● **Problem description**: It is required that the lines from the top of the listing through the line with "from bokeh.core.properties import value" be reproduced exactly, excluding pictures.

● **Data shown**:
* * * * * * *

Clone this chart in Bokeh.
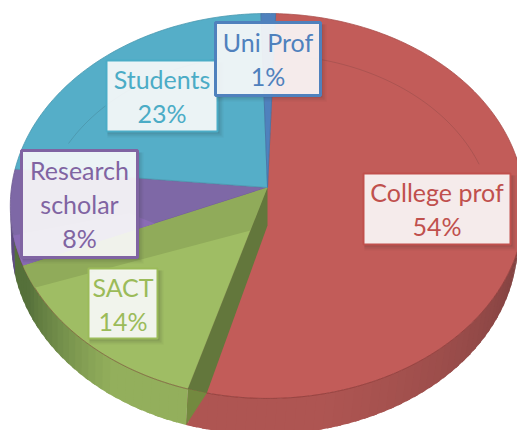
import math
from bokeh.plotting import figure
from bokeh.embed import file_html
from bokeh.resources import INLINE
from bokeh.core.properties import value

categories = ["College prof", "SACT", "Research scholar", "Students", "Uni Prof"]
shares = [54, 14, 8, 23, 1]
face_colors = ["#C25C59", "#9FBD64", "#7E68A6", "#55AEC8", "#4F81BD"]
text_colors = ["#C0504D", "#9BBB59", "#8064A2", "#4BACC6", "#4F81BD"]
label_lines = [["College prof", "54%"], ["SACT", "14%"], ["Research", "scholar", "8%"], ["Students", "23%"], ["Uni Prof", "1%"]]
label_boxes = [(363, 510, 173, 244), (88, 157, 268, 338), (21, 137, 150, 257), (106, 217, 60, 131), (215, 320, 22, 95)]
border_widths = [2, 2, 3, 2, 3]

AX, AY, A, B, K, ROT, DEPTH = 267, 187, 256, 190.7, 0.096, 2.0, 36


def project(theta, r=1.0, cx=AX, cy=AY):
    t = math.radians(theta + ROT)
    X, Y = r * math.sin(t), r * math.cos(t)
    w = 1 + K * Y
    return cx + A * X / w, cy - B * Y / w


def lower(theta):
    x, y = project(theta)
    return AX - 3 + 0.985 * (x - AX), y + DEPTH


def mix(c1, c2, f):
    a = [int(c1[i:i + 2], 16) for i in (1, 3, 5)]
    b = [int(c2[i:i + 2], 16) for i in (1, 3, 5)]
    return "#%02x%02x%02x" % tuple(round(u + (v - u) * f) for u, v in zip(a, b))


def arc(t0, t1, r=1.0, step=1.0):
    n = max(2, int(abs(t1 - t0) / step))
    return [project(t0 + (t1 - t0) * i / n, r) for i in range(n + 1)]


p = figure(width=517, height=430, x_range=(0, 517), y_range=(430, 0), toolbar_location=None,
           output_backend="svg", min_border=0, outline_line_color=None, border_fill_color="white",
           background_fill_color="white")
p.xaxis.visible = False
p.yaxis.visible = False
p.grid.visible = False

cum = [0]
for s in shares:
    cum.append(cum[-1] + s * 3.6)
red_end, green_end, purple_end = cum[1], cum[2], cum[3]


def wall_color(t):
    if t < red_end:
        f = max(0.0, min(1.0, (168 - t) / 90))
        return mix("#AE5552", "#6A3838", f ** 1.2)
    if t < green_end:
        f = max(0.0, min(1.0, (t - 212) / 30))
        return mix("#93AF5C", "#55703A", f)
    return "#55703A" if t < 252 else "#5E4C80"


# side wall, painted far-to-near so that each band overlaps the previous one
wx, wy, wc = [], [], []
edges = [78 + 2 * i for i in range(int((red_end - 78) / 2) + 1)] + [red_end]
edges += [red_end + 2 * i for i in range(1, int((262 - red_end) / 2) + 1)]
for a, b in zip(edges[:-1], edges[1:]):
    b2 = b + 1 if a < red_end - 3 or a >= red_end else b
    x0, y0 = project(a)
    x1, y1 = project(b2)
    x2, y2 = lower(b2)
    x3, y3 = lower(a)
    wx.append([x0, x1, x2, x3])
    wy.append([y0, y1, y2, y3])
    wc.append(wall_color((a + b) / 2))
p.patches(wx, wy, fill_color=wc, line_color=None)

# top faces
for i, c in enumerate(face_colors):
    pts = [(AX, AY)] + arc(cum[i], cum[i + 1])
    p.patch([q[0] for q in pts], [q[1] for q in pts], fill_color=c, line_color=mix(c, "#000000", 0.12), line_width=0.8)

# lower rim line
pts = arc(90, 250)
p.line([q[0] for q in pts], [q[1] for q in pts], line_color="#7A2F2D", line_alpha=0.45, line_width=1)

# darker upper part of the green slice
g_pts = [(AX, AY), project(red_end, 0.23)] + arc(238, green_end)
p.patch([q[0] for q in g_pts], [q[1] for q in g_pts], fill_color="#90AB5A", line_color=None)
# lighter purple sliver
s_pts = [project(green_end, 0.47)] + arc(green_end, green_end + 9) + [project(green_end + 9, 0.55)]
p.patch([q[0] for q in s_pts], [q[1] for q in s_pts], fill_color="#8A6CB5", line_color=None)

# cut face of the green slice beside the red one
e_rim = project(red_end)
e_in = project(red_end - 4)
e_low = lower(red_end)
p.patch([AX, e_rim[0], e_in[0], AX], [AY, e_rim[1], e_in[1], AY + 38], fill_color="#63773C", line_color=None)
p.patch([e_rim[0], e_low[0], e_in[0]], [e_rim[1], e_low[1], e_in[1]], fill_color="#73893F", line_color=None)

# faint inner ring
for t0, t1 in [(8, 72), (292, 345)]:
    ring = [project(t0 + (t1 - t0) * i / 40, 0.88, cy=AY + 22) for i in range(41)]
    p.line([q[0] for q in ring], [q[1] for q in ring], line_color="#222222", line_alpha=0.18, line_width=0.8)

# labels
for i in [0, 1, 3, 4, 2]:
    l, r, t_, b_ = label_boxes[i]
    for off, al in [(6, 0.05), (4, 0.08), (2, 0.10)]:
        p.quad(left=l + 1, right=r + off, top=t_ + 2, bottom=b_ + off, fill_color="#222222", fill_alpha=al, line_color=None)
    p.quad(left=l, right=r, top=t_, bottom=b_, fill_color="white", fill_alpha=0.89,
           line_color=text_colors[i], line_width=border_widths[i])
    lines = label_lines[i]
    step = 34
    cy = (t_ + b_) / 2
    ys = [cy + (j - (len(lines) - 1) / 2) * step for j in range(len(lines))]
    p.text(x=[(l + r) / 2] * len(lines), y=ys, text=lines, text_color=text_colors[i],
           text_font=value("Lato"), text_font_size="25px", text_align="center", text_baseline="middle")

open("out.html", "w").write(file_html(p, INLINE))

* * * * * * *

● **The result**:
Clone this chart in Bokeh.
import math
from bokeh.plotting import figure
from bokeh.embed import file_html
from bokeh.resources import INLINE
from bokeh.core.properties import value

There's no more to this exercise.